Le Musée des introuvables by Fabien Ménar

Le Musée des introuvables by Fabien Ménar

Auteur:Fabien Ménar
La langue: fra
Format: epub
ISBN: 9782764419458
Éditeur: Québec Amérique
Publié: 2012-12-13T00:00:00+00:00


24

Pas facile de pénétrer dans les bureaux des éditions Au-delà sans avoir le fou rire. D’autres en restent comme deux ronds de flan. Certains, enfin, filent à l’anglaise. Le lieutenant Lemaître, quant à lui, a la courtoisie de n’adopter aucune de ces attitudes indélicates, prenant soin de ne rien laisser paraître de son émotion. Sa stupeur n’en est pas moins vive : au lieu de trouver un bureau de réception, des collections aux murs, des manuscrits empilés et la mine d’ordinaire déconfite de quelque écrivain, c’est bien une sorte d’au-delà, façon nouvel âge, qui l’accueille, avec fumée blanche au ras du sol, scintillement des chandelles, voilages pastel tombant le long des murs et table tournante d’usage trônant en solitaire au milieu de ce qui est un grand loft sans fenêtres ni meubles. En guise de fond sonore, des vagues se brisent avec fracas contre un récif, et pour ajouter au ridicule du tableau, une boule disco saupoudre d’étoiles dorées toutes les surfaces.

— Lieutenant Lemaître !

Surgissant du brouillard, Alphonse Delon flotte dans sa direction, vêtu d’une somptueuse toge de soie lilas à pois jaunes, sa canne gainée de peau de serpent à la main.

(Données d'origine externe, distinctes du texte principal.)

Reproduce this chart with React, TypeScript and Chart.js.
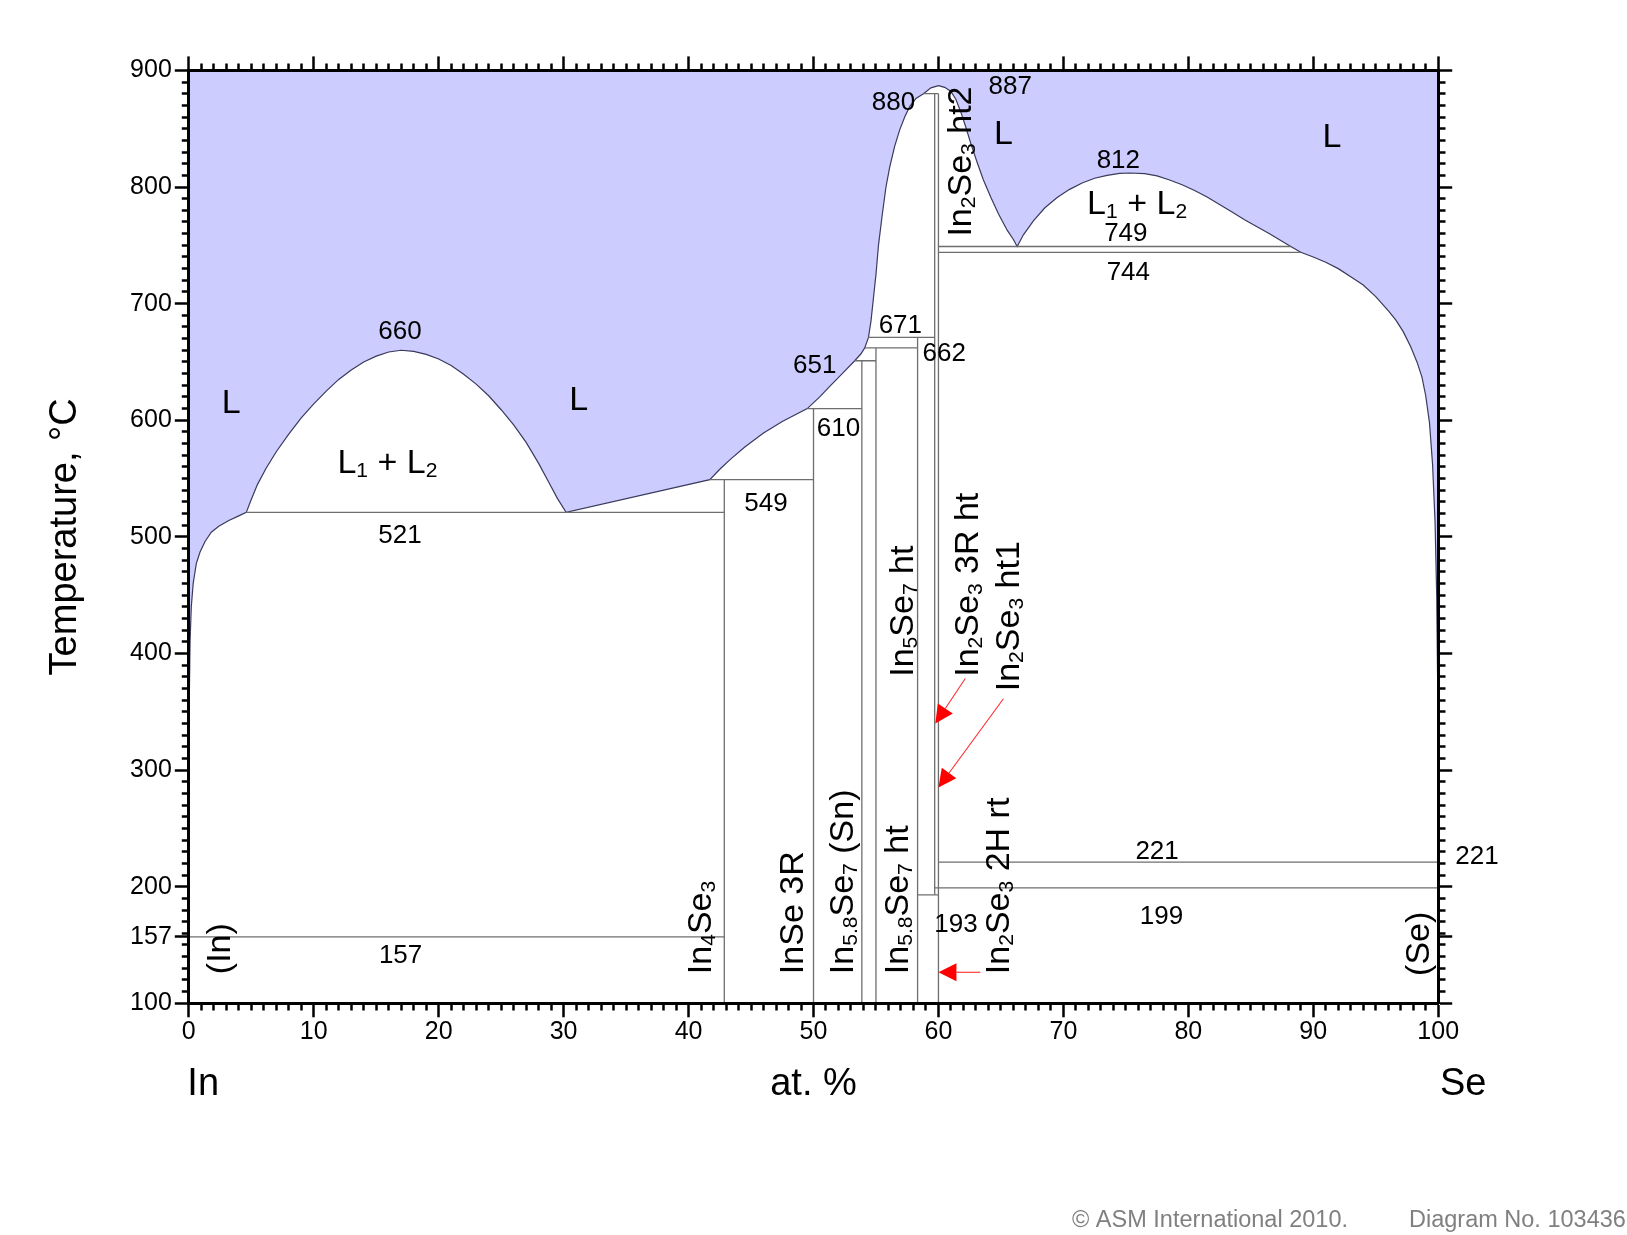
import React, { useEffect, useRef } from 'react';
import { Chart, registerables } from 'chart.js';

Chart.register(...registerables);

const W = 1627;
const H = 1235;
const FONT = "'Liberation Sans', Arial, Helvetica, sans-serif";

// plot frame (layout only)
const AREA_LEFT = 188.8;
const AREA_RIGHT = 1438.2;
const AREA_TOP = 70.4;
const AREA_BOTTOM = 1003.3;

// axes
const xTickLabels = [0, 10, 20, 30, 40, 50, 60, 70, 80, 90, 100];
const yTickLabels = [100, 157, 200, 300, 400, 500, 600, 700, 800, 900];
const xMinorStep = 1;
const yMinorStep = 10;

// liquidus boundary [at.% Se, T °C]
const liquidus: [number, number][] = [
  [0, 157], [0.02, 300], [0.05, 370], [0.1, 410], [0.2, 440], [0.35, 460], [0.6, 477], [0.9, 487],
  [1.3, 496], [1.8, 504], [2.4, 509], [3.2, 514], [4.0, 518], [4.6, 521],
  [5.0, 532], [5.5, 545], [6.2, 559], [7.0, 573], [8.0, 588], [9.0, 602], [10.0, 614], [11.0, 625],
  [12.0, 635], [13.0, 643], [14.0, 650], [15.0, 655], [16.0, 658.5], [17.0, 660], [18.0, 659],
  [19.0, 656.5], [20.0, 652.5], [21.0, 647], [22.0, 639.5], [23.0, 631], [24.0, 621], [25.0, 609],
  [26.0, 596], [27.0, 581], [28.0, 563], [28.8, 547], [29.5, 533], [30.2, 521],
  [41.7, 549], [42.5, 558], [43.3, 566], [44.5, 577], [46.0, 589], [47.5, 599], [49.5, 610],
  [50.5, 620], [51.3, 629], [52.3, 640], [53.3, 651], [53.8, 657], [54.1, 662], [54.4, 671],
  [54.6, 685], [54.8, 705], [55.0, 725], [55.2, 750], [55.5, 776], [55.8, 800], [56.1, 817],
  [56.5, 835], [56.9, 849], [57.3, 860], [57.7, 869], [58.2, 876], [58.8, 880], [59.4, 885], [60.0, 887],
  [60.5, 885.5], [61.0, 882], [61.4, 875], [61.8, 864], [62.2, 851], [62.6, 837], [63.1, 821],
  [63.6, 806], [64.2, 791], [64.8, 777], [65.5, 763], [66.0, 755], [66.3, 749],
  [66.8, 759], [67.6, 771], [68.5, 782], [69.5, 791], [70.5, 798], [71.5, 803.5], [72.5, 807.5],
  [73.5, 810], [74.5, 811.7], [75.3, 812], [76.5, 811.5], [77.5, 809.5], [78.5, 806], [79.5, 802],
  [80.5, 797], [81.5, 791.5], [82.5, 785], [83.5, 778.5], [84.5, 772], [85.5, 766], [86.5, 760],
  [87.5, 753.5], [88.2, 749],
  [89.0, 744], [90.0, 740], [91.0, 735.5], [92.0, 730], [93.0, 723], [94.0, 716], [95.0, 706],
  [96.0, 694], [96.6, 686], [97.2, 676], [97.8, 663], [98.3, 650], [98.7, 637], [99.0, 621],
  [99.3, 598], [99.55, 562], [99.75, 512], [99.88, 450], [99.95, 380], [100, 221],
];

// horizontal invariant lines [T, from x, to x]
const isotherms: [number, number, number][] = [
  [157, 0, 42.86],
  [521, 4.6, 42.86],
  [549, 41.7, 50],
  [610, 49.5, 53.87],
  [651, 53.3, 55.0],
  [662, 54.1, 58.33],
  [671, 54.4, 59.7],
  [880, 58.8, 60],
  [749, 60, 88.2],
  [744, 60, 89.0],
  [221, 60, 100],
  [199, 59.7, 100],
  [193, 58.33, 60],
];

// vertical compound lines [x, from T, to T]
const compounds: [number, number, number][] = [
  [42.86, 100, 549],
  [50, 100, 610],
  [53.87, 100, 651],
  [55.0, 100, 662],
  [58.33, 100, 671],
  [59.7, 193, 880],
  [60, 100, 880],
];

// temperature labels [text, x, T]
const tempLabels: [string, number, number][] = [
  ['660', 16.9, 678], ['521', 16.9, 503], ['157', 16.95, 142.7], ['549', 46.2, 530.3],
  ['651', 50.1, 648.4], ['610', 52.0, 594.6], ['671', 56.95, 683.2], ['662', 60.46, 658.4],
  ['880', 56.4, 874], ['887', 65.75, 887.5], ['812', 74.4, 824.7], ['749', 75.0, 761.8],
  ['744', 75.2, 728], ['221', 77.5, 231.8], ['199', 77.85, 176.1], ['193', 61.4, 169.4],
  ['221', 103.1, 227.5],
];

// phase field labels [text, x, T]
const phaseLabels: [string, number, number][] = [
  ['L', 3.4, 617], ['L', 31.2, 619], ['L', 65.2, 847.5], ['L', 91.5, 844.6],
  ['L_1 + L_2', 15.9, 565], ['L_1 + L_2', 75.9, 787.5],
];

// vertical phase labels [text, x, T at start of text]
const rotatedLabels: [string, number, number][] = [
  ['(In)', 2.35, 125], ['In_4Se_3', 40.8, 125], ['InSe 3R', 48.2, 125],
  ['In_5.8Se_7 (Sn)', 52.2, 125], ['In_5.8Se_7 ht', 56.55, 125], ['In_5Se_7 ht', 56.97, 380],
  ['In_2Se_3 3R ht', 62.2, 380], ['In_2Se_3 ht1', 65.5, 367.6], ['In_2Se_3 2H rt', 64.7, 125],
  ['In_2Se_3 ht2', 61.6, 757.5], ['(Se)', 98.3, 123.5],
];

// red arrows [x from, T from, x to, T to]
const arrows: [number, number, number, number][] = [
  [62.15, 378.5, 59.75, 340],
  [65.2, 361.2, 60.0, 285],
  [63.35, 126.6, 60.0, 126.6],
];

// end-member labels under the axis [text, x]
const elementLabels: [string, number][] = [['In', 1.15], ['Se', 102.0]];

const xTickValues: number[] = [];
for (let v = 0; v <= 100; v += xMinorStep) xTickValues.push(v);
const yTickValues: number[] = [];
for (let v = 100; v <= 900; v += yMinorStep) yTickValues.push(v);
yTickValues.push(157);
yTickValues.sort((a, b) => a - b);

const isMajorX = (v: number) => xTickLabels.includes(v);
const isMajorY = (v: number) => yTickLabels.includes(v);

const MAJOR = 14;
const MINOR = 5.5;
const BORDER = 3;
const VIS = MAJOR - BORDER / 2;
const dashOuterFirst = [0, VIS - MINOR, MINOR, 200];
const dashInnerFirst = [MINOR, 200];

const LINE_COLOR = '#6e6e6e';
const CURVE_COLOR = '#3a3a5c';
const FILL_COLOR = '#ccccff';

type Part = { t: string; sub: boolean };
function parseRich(text: string): Part[] {
  const parts: Part[] = [];
  const re = /_([0-9.]+)/g;
  let last = 0;
  let m: RegExpExecArray | null;
  while ((m = re.exec(text))) {
    if (m.index > last) parts.push({ t: text.slice(last, m.index), sub: false });
    parts.push({ t: m[1], sub: true });
    last = re.lastIndex;
  }
  if (last < text.length) parts.push({ t: text.slice(last), sub: false });
  return parts;
}
function richWidth(ctx: CanvasRenderingContext2D, parts: Part[], size: number) {
  let w = 0;
  for (const p of parts) {
    ctx.font = `${p.sub ? size * 0.62 : size}px ${FONT}`;
    w += ctx.measureText(p.t).width;
  }
  return w;
}
function drawRich(ctx: CanvasRenderingContext2D, parts: Part[], x0: number, base: number, size: number) {
  let x = x0;
  ctx.textBaseline = 'alphabetic';
  ctx.textAlign = 'left';
  for (const p of parts) {
    ctx.font = `${p.sub ? size * 0.62 : size}px ${FONT}`;
    ctx.fillText(p.t, x, base + (p.sub ? size * 0.12 : 0));
    x += ctx.measureText(p.t).width;
  }
}

const annotationPlugin = {
  id: 'phaseAnnotations',
  afterDraw(chart: any) {
    const ctx: CanvasRenderingContext2D = chart.ctx;
    const xs = chart.scales.x;
    const ys = chart.scales.y;
    const px = (v: number) => xs.getPixelForValue(v);
    const py = (v: number) => ys.getPixelForValue(v);
    ctx.save();

    // arrows
    for (const [x1, t1, x2, t2] of arrows) {
      const ax = px(x1), ay = py(t1), bx = px(x2), by = py(t2);
      const dx = bx - ax, dy = by - ay;
      const len = Math.hypot(dx, dy);
      const ux = dx / len, uy = dy / len;
      const hl = 18, hw = 9;
      const cx = bx - ux * hl, cy = by - uy * hl;
      ctx.strokeStyle = '#ff2a2a';
      ctx.lineWidth = 1.1;
      ctx.beginPath();
      ctx.moveTo(ax, ay);
      ctx.lineTo(cx, cy);
      ctx.stroke();
      ctx.fillStyle = '#ff0000';
      ctx.beginPath();
      ctx.moveTo(bx, by);
      ctx.lineTo(cx - uy * hw, cy + ux * hw);
      ctx.lineTo(cx + uy * hw, cy - ux * hw);
      ctx.closePath();
      ctx.fill();
    }

    ctx.fillStyle = '#000';
    // temperature numbers
    for (const [text, x, t] of tempLabels) {
      const size = 26;
      const parts = parseRich(text);
      const w = richWidth(ctx, parts, size);
      drawRich(ctx, parts, px(x) - w / 2, py(t) + size * 0.358, size);
    }
    // phase labels
    for (const [text, x, t] of phaseLabels) {
      const size = 34;
      const parts = parseRich(text);
      const w = richWidth(ctx, parts, size);
      drawRich(ctx, parts, px(x) - w / 2, py(t) + size * 0.358, size);
    }
    // rotated labels
    for (const [text, x, t] of rotatedLabels) {
      const size = 34;
      const parts = parseRich(text);
      ctx.save();
      ctx.translate(px(x), py(t));
      ctx.rotate(-Math.PI / 2);
      drawRich(ctx, parts, 0, size * 0.358, size);
      ctx.restore();
    }
    // element labels
    for (const [text, x] of elementLabels) {
      ctx.font = `38px ${FONT}`;
      ctx.textAlign = 'center';
      ctx.textBaseline = 'middle';
      ctx.fillText(text, px(x), AREA_BOTTOM + 81);
    }
    // credits
    ctx.fillStyle = '#808080';
    ctx.font = `23.5px ${FONT}`;
    ctx.textAlign = 'left';
    ctx.textBaseline = 'middle';
    ctx.fillText('\u00A9 ASM International 2010.', 1072, 1221);
    ctx.fillText('Diagram No. 103436', 1409, 1221);
    ctx.restore();
  },
};

function tickGrid(isMajor: (v: number) => boolean, dash: number[]) {
  return {
    display: true,
    drawOnChartArea: false,
    drawTicks: true,
    tickLength: MAJOR,
    tickWidth: 2.5,
    tickColor: '#000',
    tickBorderDash: (c: any) => (!c || !c.tick || isMajor(c.tick.value) ? [] : dash),
  };
}
const borderOpts = { display: true, color: '#000', width: BORDER, z: 1 };

export default function App() {
  const ref = useRef<HTMLCanvasElement>(null);
  useEffect(() => {
    const canvas = ref.current;
    if (!canvas) return;
    Chart.defaults.font.family = FONT;
    Chart.defaults.color = '#000';

    const datasets: any[] = [
      {
        label: 'liquidus',
        data: liquidus.map(([x, t]) => ({ x, y: t })),
        borderColor: CURVE_COLOR,
        borderWidth: 1.2,
        backgroundColor: FILL_COLOR,
        fill: 'end',
        pointRadius: 0,
        tension: 0,
        order: 2,
      },
      ...isotherms.map(([t, a, b]) => ({
        data: [{ x: a, y: t }, { x: b, y: t }],
        borderColor: LINE_COLOR,
        borderWidth: 1.3,
        fill: false,
        pointRadius: 0,
        order: 1,
      })),
      ...compounds.map(([xv, t1, t2]) => ({
        data: [{ x: xv, y: t1 }, { x: xv, y: t2 }],
        borderColor: LINE_COLOR,
        borderWidth: 1.3,
        fill: false,
        pointRadius: 0,
        order: 1,
      })),
    ];

    const chart = new Chart(canvas, {
      type: 'line',
      data: { datasets },
      plugins: [annotationPlugin],
      options: {
        animation: false,
        responsive: false,
        devicePixelRatio: 1,
        layout: { padding: 0 },
        plugins: {
          legend: { display: false },
          tooltip: { enabled: false },
        },
        elements: { point: { radius: 0 }, line: { tension: 0 } },
        scales: {
          x: {
            type: 'linear',
            position: 'bottom',
            min: 0,
            max: 100,
            afterBuildTicks: (s: any) => { s.ticks = xTickValues.map((v) => ({ value: v })); },
            afterFit: (s: any) => { s.height = H - AREA_BOTTOM; },
            ticks: {
              autoSkip: false,
              maxRotation: 0,
              minRotation: 0,
              padding: 0,
              color: '#000',
              font: { size: 25, family: FONT },
              callback: (v: any) => (isMajorX(Number(v)) ? String(v) : ''),
            },
            grid: tickGrid(isMajorX, dashInnerFirst),
            border: borderOpts,
            title: {
              display: true,
              text: 'at. %',
              color: '#000',
              font: { size: 38, family: FONT },
              padding: { top: 0, bottom: 128 },
            },
          },
          x2: {
            type: 'linear',
            position: 'top',
            min: 0,
            max: 100,
            afterBuildTicks: (s: any) => { s.ticks = xTickValues.map((v) => ({ value: v })); },
            afterFit: (s: any) => { s.height = AREA_TOP; },
            ticks: { display: false, autoSkip: false },
            grid: tickGrid(isMajorX, dashOuterFirst),
            border: borderOpts,
          },
          y: {
            type: 'linear',
            position: 'left',
            min: 100,
            max: 900,
            afterBuildTicks: (s: any) => { s.ticks = yTickValues.map((v) => ({ value: v })); },
            afterFit: (s: any) => { s.width = AREA_LEFT; },
            ticks: {
              autoSkip: false,
              padding: 3,
              color: '#000',
              font: { size: 25, family: FONT },
              callback: (v: any) => (isMajorY(Number(v)) ? String(v) : ''),
            },
            grid: tickGrid(isMajorY, dashOuterFirst),
            border: borderOpts,
            title: {
              display: true,
              text: 'Temperature, \u00B0C',
              color: '#000',
              font: { size: 38, family: FONT },
              padding: { top: 43, bottom: 0 },
            },
          },
          y2: {
            type: 'linear',
            position: 'right',
            min: 100,
            max: 900,
            afterBuildTicks: (s: any) => { s.ticks = yTickValues.map((v) => ({ value: v })); },
            afterFit: (s: any) => { s.width = W - AREA_RIGHT; },
            ticks: { display: false, autoSkip: false },
            grid: tickGrid(isMajorY, dashInnerFirst),
            border: borderOpts,
          },
        },
      } as any,
    });
    return () => chart.destroy();
  }, []);

  return (
    <div style={{ position: 'absolute', left: 0, top: 0, width: W, height: H, background: '#fff' }}>
      <canvas ref={ref} width={W} height={H} style={{ display: 'block', width: W, height: H }} />
    </div>
  );
}
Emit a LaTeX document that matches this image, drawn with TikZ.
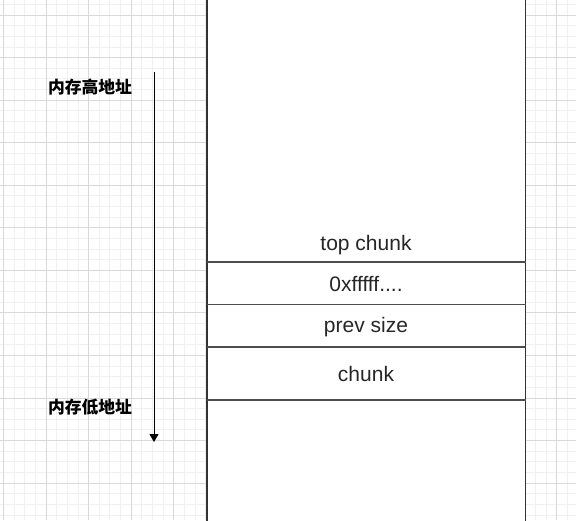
\documentclass[tikz,border=0pt]{standalone}
\usepackage{fontspec}
\setmainfont{Liberation Sans}
\newfontfamily\cjk{Noto Sans CJK SC}
\usetikzlibrary{arrows.meta}
\definecolor{gridmajor}{HTML}{D9D9D9}
\definecolor{gridminor}{HTML}{F0F0F0}
\definecolor{sepline}{HTML}{4D4D4D}
\tikzset{
  cell/.style={font=\fontsize{21}{25}\selectfont, text=black!85, inner sep=0pt, anchor=base},
  cjklabel/.style={font=\cjk\bfseries\fontsize{16.8}{20}\selectfont, inner sep=0pt},
  sep/.style={draw=sepline, line width=1.5pt},
  outer/.style={draw=black!80, line width=1.1pt},
  axis/.style={draw=black, line width=1pt, -{Triangle[length=8pt,width=9pt]}}
}
\begin{document}
\begin{tikzpicture}[x=1pt,y=-1pt]
\useasboundingbox (0,0) rectangle (576,520);
\fill[white] (0,0) rectangle (576,520);
\begin{scope}
\clip (0,0) rectangle (576,520);
% minor grid
\foreach \i in {0,...,55} {
  \draw[gridminor, line width=0.8pt] ({3.45+\i*10.6375},0) -- ({3.45+\i*10.6375},520);
}
\foreach \i in {-2,...,50} {
  \draw[gridminor, line width=0.8pt] (0,{15+\i*10.6375}) -- (576,{15+\i*10.6375});
}
% major grid
\foreach \i in {0,...,14} {
  \draw[gridmajor, line width=0.8pt] ({3.45+\i*42.55},0) -- ({3.45+\i*42.55},520);
}
\foreach \i in {-1,...,12} {
  \draw[gridmajor, line width=0.8pt] (0,{15+\i*42.55}) -- (576,{15+\i*42.55});
}
% memory column
\fill[white] (207,-5) rectangle (525.5,525);
\draw[outer] (207,-5) -- (207,525);
\draw[outer] (525.5,-5) -- (525.5,525);
\end{scope}
\draw[sep] (207,262) -- (525.5,262);
\draw[sep] (207,304.7) -- (525.5,304.7);
\draw[sep] (207,347) -- (525.5,347);
\draw[sep] (207,400) -- (525.5,400);
\node[cell] (top) at (366,250) {top chunk};
\node[cell] (ff) at (366,291) {0xfffff....};
\node[cell] (prev) at (366,332) {prev size};
\node[cell] (chunk) at (366,381) {chunk};
% address arrow
\coordinate (ahigh) at (154,72);
\coordinate (alow) at (154,442);
\draw[axis] (ahigh) -- (alow);
\node[cjklabel] (high) at (90,87) {内存高地址};
\node[cjklabel] (low) at (90,407) {内存低地址};
\end{tikzpicture}
\end{document}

— Soyez le bienvenu dans mes bureaux.

— Je vous suis reconnaissant de me recevoir.

— De quoi vouliez-vous me parler, lieutenant?

— Verriez-vous une objection à répondre à quelques questions de routine à propos de F. S.? Le fait est que vous éveillâtes ma curiosité ce matin.

Alphonse Delon cligne les paupières sur une moue satisfaite.

— Prenons place.

Sa canne indique deux poufs qui émergent tout juste du tapis de nuage. Une fois enfoncé dans l’un d’eux, le nez à fleur de brume, le lieutenant Lemaître regrette de n’avoir pas décliné l’invitation à s’asseoir.

— La fumée vous incommode-t-elle?

— Oh, si peu !

— Fort bien.

La soie vaporeuse de sa toge, la nonchalance de ses bras écartés et le maquillage des yeux cerclés de noir donnent à Alphonse Delon des airs de prince russe à qui l’on fait une manucure.

«Vous êtes bien aussi fat que je le craignais, Delon », pense fugitivement le lieutenant Lemaître.

Et Alphonse Delon de démarrer sans attendre la première question. Sur fond de vagues déferlantes.

— Je suis heureux que vous n’ayez pas prêté foi à cet ignare d’Albert Toussaint. Tout le savoir dont se réclame ce rationaliste de bas étage n’est jamais que le symptôme de cette affection ophtalmologique dont est frappée toute la communauté scientifique : le besoin de ne croire qu’à ce qui peut être vu. Et pourtant, la véritable nature de l’homme, comme vous le savez, lieutenant, est invisible.

(« D’où prend-il que je sais cela?»)

— Vous avez vu comme la seule mention de l’âme fait entrer Toussaint dans une rage qui confine au fanatisme. Même la sagesse du scepticisme est hors de sa portée.

— Il s’en fallut d’un rien qu’il ne vous mît en pièces.

— Il s’agit en tout point d’une réaction immunitaire. De même que les cellules vivantes déploient des mécanismes de défense contre toute attaque virale, la science, en tant que système idéologique, combat tout ce qu’elle perçoit comme potentiellement déstabilisant.